What saddens me is not only the false ideal this creates for consumers, but the injustice this does to both the dignity of a life well-lived and the personal lives of influencers themselves. Gone is the regard for elderly wisdom in all areas of life, and gone is the reverence and care due to the journeyman years. When you spend your journeyman years trying to be a master, you lose the joy of just being a journeyman. Slowly, we are letting mastery die, and choosing a culture that lauds flexibility and adaptability instead–a culture that gives the title Master to those who garner influence, not influence to those that work tirelessly to become masters. We are sacrificing true knowledge of one, specialized area, received from someone who reveres their craft, for the constant barrage of voices that know enough about many things to talk about them, but not enough about one thing to truly live it without seeking daily recognition. It may sound harsh, but it’s what I see: if we let mastery die, we will see a great deal of our potential for magnanimity go right along with it.
Resting in Reality
Being content with being a journeyman, whether in motherhood, fitness, business, health, or anything else, is tough in the modern world, because flexibility and adaptability is the new mastery. Because of this, it seems to be the name of the game right now. Being a journeyman is neither flexibility nor experience–it’s holding tension in the in-between, in the journey of pursuing mastery. There is no spotlight, there is no showiness–there is recognition that you are working under the influence and authority of those who have gone before you, and will one day achieve the inspiring mastery they exhibit–but not yet. Now is the time to listen, to learn, to share with an apprentice here or there–but most of all, to let time and persistence work its magic, for the love of the craft. Maybe that’s at the heart of being a journeyman: just focus on loving your craft, whether that’s developing fitness routines, business models, sacred art, or living those precious years with young children that no one deserves to see. Mastery will come, and influence with it, but it cannot go the other way around.
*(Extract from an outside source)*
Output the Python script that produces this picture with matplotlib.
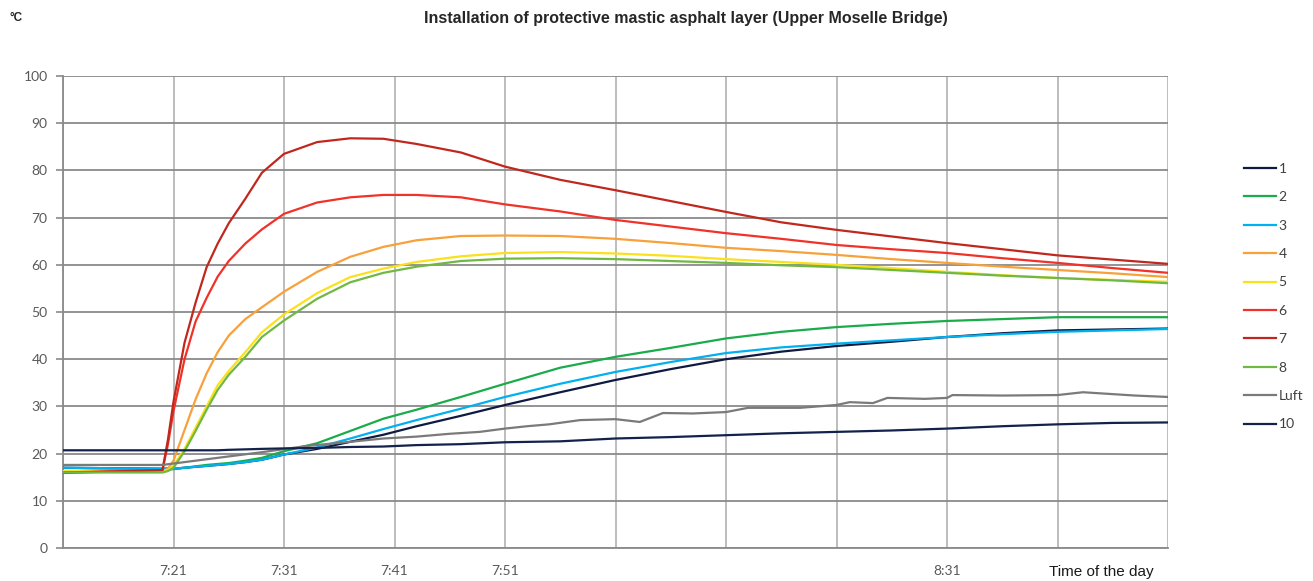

So–I entreat you: find the true masters who aren’t asking for your following, and consider unfollowing the influencers who don’t yet have the mastery you’re truly looking for. Not only will it free your mind to receive the wisdom of those who can truly give it, but it will free those behind the screen to live contentedly as journeymen, working with the rest of us for their mastery to come.
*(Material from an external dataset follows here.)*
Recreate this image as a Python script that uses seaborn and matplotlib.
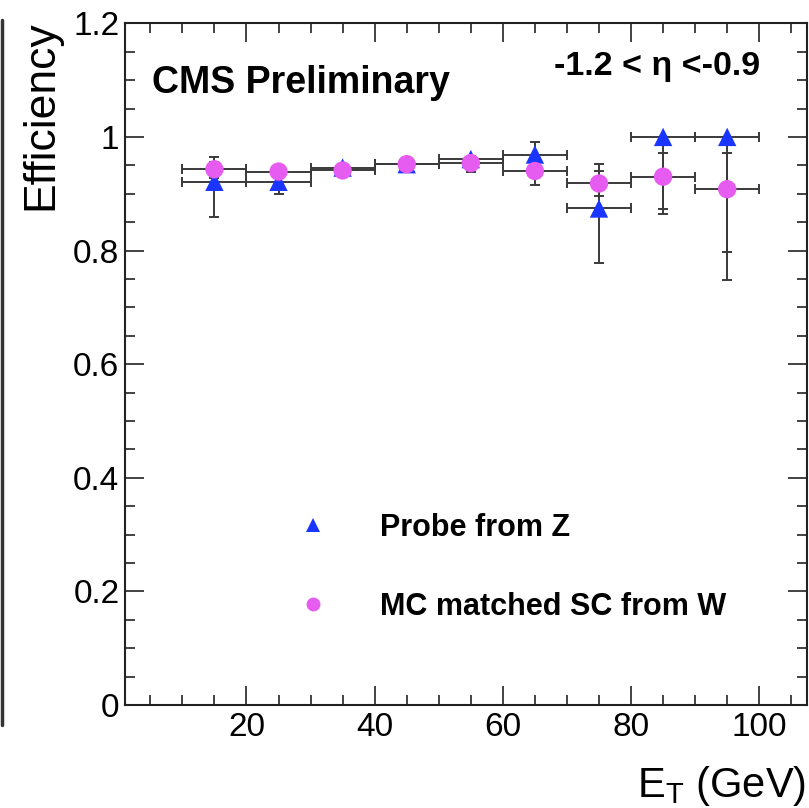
import numpy as np
import pandas as pd
import matplotlib
matplotlib.use("Agg")
import matplotlib.pyplot as plt
from matplotlib.lines import Line2D
from matplotlib.ticker import MultipleLocator
import seaborn as sns

# ---- data ----
et_centers = [15, 25, 35, 45, 55, 65, 75, 85, 95]
et_halfwidth = [5, 5, 5, 5, 5, 5, 5, 5, 5]

z_eff = [0.921, 0.921, 0.946, 0.952, 0.961, 0.969, 0.874, 1.000, 1.000]
z_err_lo = [0.062, 0.022, 0.006, 0.005, 0.006, 0.016, 0.096, 0.135, 0.251]
z_err_hi = [0.035, 0.012, 0.005, 0.004, 0.005, 0.022, 0.078, 0.000, 0.000]

w_eff = [0.943, 0.939, 0.941, 0.952, 0.954, 0.940, 0.918, 0.930, 0.908]
w_err_lo = [0.015, 0.010, 0.005, 0.005, 0.016, 0.025, 0.022, 0.057, 0.110]
w_err_hi = [0.022, 0.010, 0.005, 0.004, 0.006, 0.012, 0.022, 0.041, 0.064]

label_z = "Probe from Z"
label_w = "MC matched SC from W"
xticks = [20, 40, 60, 80, 100]
yticks = [0, 0.2, 0.4, 0.6, 0.8, 1, 1.2]
ytick_labels = ["0", "0.2", "0.4", "0.6", "0.8", "1", "1.2"]

# ---- style ----
sns.set_theme(style="ticks")
plt.rcParams["font.family"] = ["Liberation Sans", "DejaVu Sans"]
plt.rcParams["mathtext.fontset"] = "custom"
plt.rcParams["mathtext.rm"] = "Liberation Sans"
plt.rcParams["text.color"] = "black"
plt.rcParams["axes.labelcolor"] = "black"

blue = "#1a35ff"
magenta = "#e65cf0"
ebar = "#3a3a3a"

W, H = 809, 808
fig = plt.figure(figsize=(W / 100, H / 100), dpi=100)
ax = fig.add_axes([125 / W, (H - 705) / H, (807 - 125) / W, (705 - 23.3) / H])

df = pd.DataFrame({
    "et": et_centers * 2,
    "eff": z_eff + w_eff,
    "sample": [label_z] * len(et_centers) + [label_w] * len(et_centers),
})

# error bars
ax.errorbar(et_centers, z_eff, xerr=et_halfwidth, yerr=[z_err_lo, z_err_hi],
            fmt="none", ecolor=ebar, elinewidth=1.4, capsize=3.5, capthick=1.4, zorder=2)
ax.errorbar(et_centers, w_eff, xerr=et_halfwidth, yerr=[w_err_lo, w_err_hi],
            fmt="none", ecolor=ebar, elinewidth=1.4, capsize=3.5, capthick=1.4, zorder=2)

sns.scatterplot(data=df, x="et", y="eff", hue="sample", style="sample",
                palette={label_z: blue, label_w: magenta},
                markers={label_z: "^", label_w: "o"},
                s=175, linewidth=0, legend=False, ax=ax, zorder=3)

ax.set_xlim(1.05, 107.45)
ax.set_ylim(0, 1.2)
ax.set_xlabel("")
ax.set_ylabel("")
ax.set_xticks(xticks)
ax.xaxis.set_minor_locator(MultipleLocator(5))
ax.set_yticks(yticks)
ax.set_yticklabels(ytick_labels)
ax.yaxis.set_minor_locator(MultipleLocator(0.05))
ax.tick_params(which="both", direction="in", top=True, right=True, colors="#222222",
               labelcolor="black", width=1.2)
ax.tick_params(which="major", length=14, labelsize=24)
ax.tick_params(which="minor", length=7)
ax.tick_params(axis="x", which="major", pad=5)
ax.tick_params(axis="y", which="major", pad=4)
for sp in ax.spines.values():
    sp.set_visible(True)
    sp.set_linewidth(1.5)
    sp.set_color("#222222")

# texts
ax.text(152 / W, (H - 92.7) / H, "CMS Preliminary", transform=fig.transFigure,
        fontsize=27, fontweight="bold", ha="left", va="baseline", color="black")
ax.text(760 / W, (H - 75) / H, "-1.2 < η <-0.9", transform=fig.transFigure,
        fontsize=24.5, fontweight="bold", ha="right", va="baseline", color="black")
fig.text(41 / W, (H - 20) / H, "Efficiency", rotation=90, fontsize=32,
         ha="center", va="top", color="black")
fig.text(637 / W, (H - 796.7) / H, r"E$_{\mathrm{T}}$ (GeV)", fontsize=30,
         ha="left", va="baseline", color="black")

# legend
handles = [
    Line2D([], [], linestyle="none", marker="^", markersize=10, color=blue, markeredgewidth=0),
    Line2D([], [], linestyle="none", marker="o", markersize=10, color=magenta, markeredgewidth=0),
]
leg = ax.legend(handles, [label_z, label_w], frameon=False, loc="upper left",
                bbox_to_anchor=(282 / W, (H - 513) / H), bbox_transform=fig.transFigure,
                prop={"family": "Liberation Sans", "weight": "bold", "size": 22},
                labelspacing=1.6, handletextpad=1.2, borderpad=0, borderaxespad=0)
for t in leg.get_texts():
    t.set_color("black")

# remnant of neighbouring panel at the left edge
fig.add_artist(Line2D([1.5 / W, 1.5 / W], [(H - 20) / H, (H - 725) / H],
                      transform=fig.transFigure, color="#333333", linewidth=2.5))

fig.savefig("out.png", dpi=100)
Bravo! Somebody finally said it! My last several years in the corporate world were filled with gurus telling us to become influencers and move into areas of which we had little to no knowledge or experience but were nonetheless expected to deliver results. The effort to do so seldom worked and felt fraudulent in trying. No substitute for experience gained through working diligently at your craft.
Really enjoyed reading this! Having reached the age of 69, I am often confused about the world we are living in now. The popularity of the influencer was completely beyond me. It seemed like a quick and easy way to make money without all the work of a “real” job. The insight you have offered here was extremely enjoyable. Thank you!